Only the first 2500l per year are duty free, after that it's 26p per litre VAT I think.
Some links:
http://journeytoforever.org/biodiesel_svo.html
http://www.biotuning.co.uk/Home.htm
http://www.fourwinds-ii.com/mrfunnel/mrfunnel.htm
Posted: Fri Oct 31, 2008 5:15 pm
by ASL642
I've heard it gives off a delightful small of fish and chips when you drive, is this really true?
Posted: Fri Oct 31, 2008 5:31 pm
by rayofleamington
Or you can take a chance anf filter through a pair of jeans or a newspaper.
a J-cloth should give you about 5 to 10 microns - if you're handy with the sowing machine you can make half size pillow cases out of them. Surface area is the key to faster filtering, not more pressure. Any filter becomes less of a filter inder pressure as the dirt gets pushed through.
I've heard it gives off a delightful small of fish and chips when you drive, is this really true?
I only ever got the smell of a burger van. - it was known to make people hungry.
Bear in mind that you will very quickly have a blocked fuel filter as the veg oil keeps the dirt / slime in your fuel tank in suspension and therefore passes it through to the filter. After that your fuel filter will need changing more regularly due to sludge.
Posted: Fri Oct 31, 2008 6:00 pm
by linearaudio
Thats a very valid point about the frequent filter changing. Certainly in the last year all our local chippies have wised up and want paying to take their oil away. Most of the best goes to our local fireman, and yes, his old Citroen DOES smell just like the chip shop!!
Posted: Fri Oct 31, 2008 6:41 pm
by bmcecosse
Ray - Rape job was before Munitions job! The RApe factory was highly flammable - lots and lots of Hexane used in the extraction process. Using that 2 stage process (pressing followed by solvent extraction) we got just over 200 tonnes oil from the 400 tonnes seed each day. We also got just over 200 tonnes of animal feed meal!
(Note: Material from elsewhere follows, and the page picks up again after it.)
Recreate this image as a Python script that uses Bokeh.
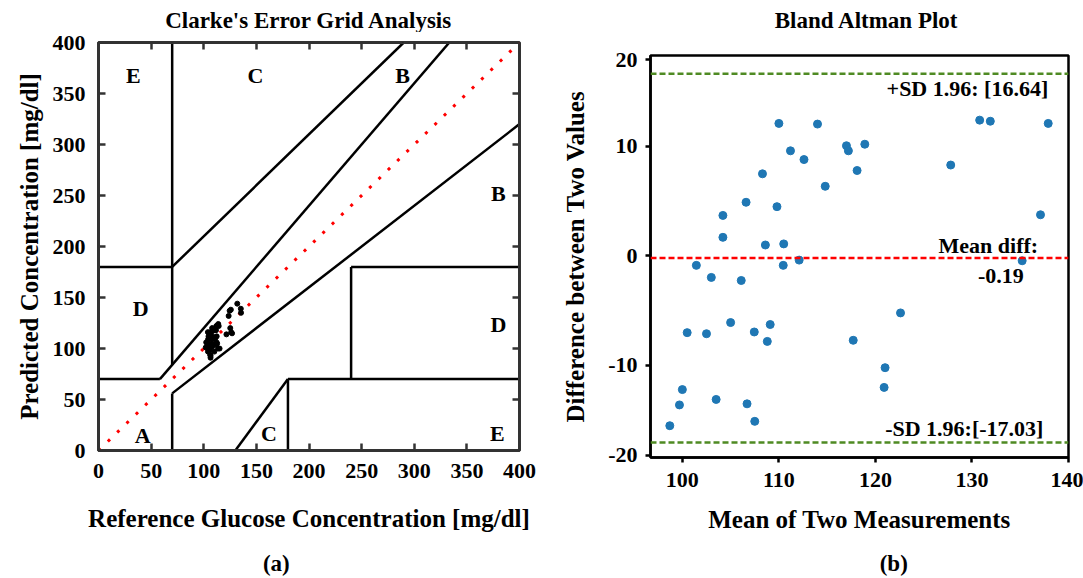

The reason it's over 400 T total is down to carefully controlled moisture content in the meal ! Before pressing we 'flaked' the seed through large granite rolls - followed a long cooking process with some steam injection, and then finally to the presses! At that stage we got ~ 100 T per day of oil from that 400T seed. And that oil was then pressure filtered before passing to the tank farm. So - to do even a simple press operation requires quite a bit of equipment and considerable energy input. Simple 'virgin' pressing of cold rape seed is very unlikely to be any use - the seed is so small!
Posted: Fri Oct 31, 2008 11:40 pm
by Furrtiv
Posted: Sat Nov 01, 2008 12:17 am
by bmcecosse
LPG is the lowest cost way - unless you can manage with a small electric car for short local journeys.
Posted: Sat Nov 01, 2008 11:11 am
by rayofleamington
I prefer my bike for short journeys. Not much good for the supermarket run though.
Posted: Sat Nov 01, 2008 3:40 pm
by linearaudio
bmcecosse wrote:LPG is the lowest cost way - unless you can manage with a small electric car for short local journeys.
Only low cost due to the government subsidy, which they were threatening to remove recently. I'm sure if LPG "took off" that subsidy would reduce or disappear, rather in the manner which diesel used to be cheaper than petrol, and then became popular....I like the idea of electric for local trips, which is probably a major use of cars, thinking of buying an old milk float(with good batteries), now that would be different on the school run!!